Rees Thomas was educated in Queensland, then studied for the Congregationalist ministry for five years at Parkin College, Adelaide, where he was conferred with the L.Th., and was conducting services at the Church of Christ in Kadina, South Australia in March 1934. He was then conferred with a Diploma in Divinity by the Melbourne College of Divinity, with which Parkin was associated. Late that year, in company of Rev. E. S. Kiek, principal of Parkin Theological College, travelled by rail to Perth, Western Australia for a three-month probation with Subiaco and Mt. Hawthorn Congregationalist churches. He was ordained there, and served from December 1934 to January 1942.

He served at Clayton Church, Kensington South Australia from 1942 to 1947, in which year he was conferred B.D. by the Melbourne College of Divinity. Late in 1947 he returned to Queensland, where he succeeded Rev. Percival Watson as pastor of the City Congregational Church, Brisbane, being inducted in February 1948 by his old principal Rev. E. S. Kiek and distinguished wife Rev. Winifred Kiek. He served with distinction until 1981. Following the creation of the Uniting Church in Australia, he served as minister-in-association at St Andrew's Uniting Church, Brisbane. He died in 1993 while holidaying in New Zealand. He was cremated and his ashes were buried in the Ipswich General Cemetery.

==Other positions==
- President, Australia and New Zealand Congregational Union, 1971–1973
- Chairman Congregational Union of SA 1947–1948
- Chairman Queensland Congregational Union 1951, 1959, 1964–65, 1977.
- Moderator of the Queensland Synod of the Uniting Church in Australia 1978
- He was president, Queensland Council of Churches in 1953.

==Other interests==
Rees Thomas was an enthusiast for Welsh culture: while at Brisbane City Church he was involved in Cymanfa Ganu singing festivals.

He was a crusader against gambling: SP bookmaking was a particular target of his sermons, and he drew adverse criticism for his targeting of bridge clubs who played for cash prizes.

==Recognition==
Rees Thomas was in 1965 awarded an MBE for services to the Congregational Church and the community.

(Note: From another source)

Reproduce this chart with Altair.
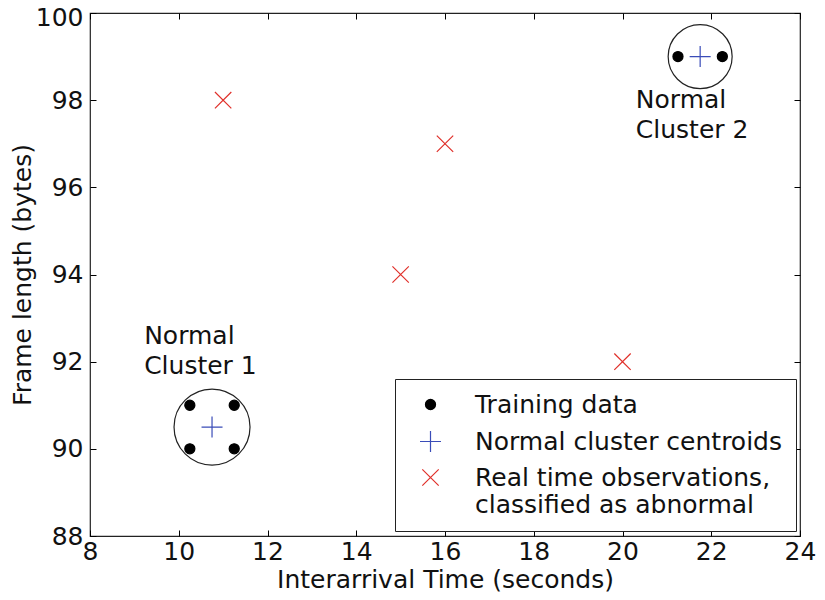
import altair as alt
import pandas as pd

# ---- data ----
train_x = [10.25, 11.25, 10.25, 11.25, 21.25, 22.25]
train_y = [91.0, 91.0, 90.0, 90.0, 99.0, 99.0]
cent_x = [10.75, 21.75]
cent_y = [90.5, 99.0]
obs_x = [11.0, 16.0, 15.0, 20.0]
obs_y = [98.0, 97.0, 94.0, 92.0]
series_names = ["Training data", "Normal cluster centroids",
                "Real time observations,|classified as abnormal"]
circle_x = [10.75, 21.75]
circle_y = [90.5, 99.0]
circle_d = [76, 64]
note_x = [9.22, 20.3]
note_y = [92.4, 97.82]
note_text = ["Normal|Cluster 1", "Normal|Cluster 2"]
x_ticks = list(range(8, 25, 2))
y_ticks = list(range(88, 101, 2))

FONT = "DejaVu Sans"
FS = 25
W, H = 710, 523

rows = []
for x, y in zip(train_x, train_y):
    rows.append({"x": x, "y": y, "series": series_names[0]})
for x, y in zip(cent_x, cent_y):
    rows.append({"x": x, "y": y, "series": series_names[1]})
for x, y in zip(obs_x, obs_y):
    rows.append({"x": x, "y": y, "series": series_names[2]})
pts = pd.DataFrame(rows)

notes = pd.DataFrame({"x": note_x, "y": note_y, "t": note_text})

xs = alt.Scale(domain=[8, 24], nice=False, zero=False)
ys = alt.Scale(domain=[88, 100], nice=False, zero=False)

ax_common = dict(domain=False, grid=False, tickSize=6, offset=-6,
                 tickColor="black", tickWidth=1)

x_axis = alt.Axis(values=x_ticks, title="Interarrival Time (seconds)",
                  labelFont=FONT, labelFontSize=FS, labelColor="#111",
                  titleFont=FONT, titleFontSize=FS, titleFontWeight="normal",
                  titleColor="#111", labelPadding=3, titlePadding=3,
                  labelFlush=False, **ax_common)
y_axis = alt.Axis(values=y_ticks, title="Frame length (bytes)",
                  labelFont=FONT, labelFontSize=FS, labelColor="#111",
                  titleFont=FONT, titleFontSize=FS, titleFontWeight="normal",
                  titleColor="#111", labelPadding=7, titlePadding=0,
                  labelFlush=False,
                  labelOffset={"condition": {"test": "datum.value === 100", "value": 4},
                               "value": 0},
                  **ax_common)
x_axis_top = alt.Axis(values=x_ticks, orient="top", labels=False, title=None,
                      **ax_common)
y_axis_right = alt.Axis(values=y_ticks, orient="right", labels=False,
                        title=None, **ax_common)


def circle_layer(i, axes):
    d = pd.DataFrame({"x": [circle_x[i]], "y": [circle_y[i]]})
    xa, ya = axes
    return alt.Chart(d).mark_point(
        shape="circle", filled=False, color="#222", strokeWidth=1.2,
        opacity=1, size=circle_d[i] ** 2
    ).encode(
        x=alt.X("x:Q", scale=xs, axis=xa),
        y=alt.Y("y:Q", scale=ys, axis=ya),
    )


circle1 = circle_layer(0, (x_axis, y_axis))
circle2 = circle_layer(1, (x_axis_top, y_axis_right))

# marker glyphs (unit paths, drawn at a common symbol size)
SYM = 441
shape_range = [
    "M-0.48,0A0.48,0.48 0 1,0 0.48,0A0.48,0.48 0 1,0 -0.48,0Z",
    "M-1,0L1,0M0,-1L0,1",
    "M-0.78,-0.78L0.78,0.78M-0.78,0.78L0.78,-0.78",
]
stroke_range = ["#000000", "#3a4cb8", "#e0302a"]
fill_range = ["#000000", "transparent", "transparent"]

legend = alt.Legend(
    title=None, orient="none", legendX=305, legendY=366,
    labelFont=FONT, labelFontSize=FS, labelColor="#111",
    labelExpr="split(datum.label, '|')",
    strokeColor="#222", fillColor="white", cornerRadius=0,
    padding=13, rowPadding=10, symbolOffset=10, labelOffset=32,
    symbolStrokeWidth=1.2, symbolSize=SYM, labelLimit=500,
)

points = alt.Chart(pts).mark_point(strokeWidth=1.2, opacity=1, size=SYM).encode(
    x=alt.X("x:Q", scale=xs, axis=None),
    y=alt.Y("y:Q", scale=ys, axis=None),
    shape=alt.Shape("series:N", scale=alt.Scale(domain=series_names, range=shape_range), legend=legend),
    stroke=alt.Stroke("series:N", scale=alt.Scale(domain=series_names, range=stroke_range), legend=legend),
    fill=alt.Fill("series:N", scale=alt.Scale(domain=series_names, range=fill_range), legend=legend),
)

texts = alt.Chart(notes).transform_calculate(
    lines="split(datum.t, '|')"
).mark_text(
    align="left", baseline="alphabetic", font=FONT, fontSize=FS,
    color="#111", lineHeight=30
).encode(
    x=alt.X("x:Q", scale=xs, axis=None),
    y=alt.Y("y:Q", scale=ys, axis=None),
    text="lines:N",
)

chart = alt.layer(circle1, circle2, points, texts).resolve_axis(
    x="independent", y="independent"
).properties(
    width=W, height=H,
    background="white",
    autosize=alt.AutoSizeParams(type="none"),
    padding={"left": 82, "top": 5, "right": 17, "bottom": 56},
).configure_view(
    stroke="#222", strokeWidth=1.2
)

chart.save("out.html", embed_options={"renderer": "svg", "actions": False})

A chapel at St Andrews Uniting Church in Brisbane commemorates the work done by Rees Thomas and his wife Ruby.

==Bibliography==
- Thomas, T. Rees Prayers for People We Take for Granted Boolarong Publications, Brisbane 1991

==Family==
Rees Thomas had a sister Annie Grace Thomas (1907–1987) and three brothers: William (1905–1930), David (1907–1974) and John (1915–1953), all living in Queensland.

Rees Thomas married Ruby Fanny Byerley (1915–1989) of North Adelaide in Perth on 6 February 1937. Their children included:
- son (24 January 1944 – )
- daughter (3 April 1947 – )

Many of the Thomas family are buried at the Blackstone cemetery.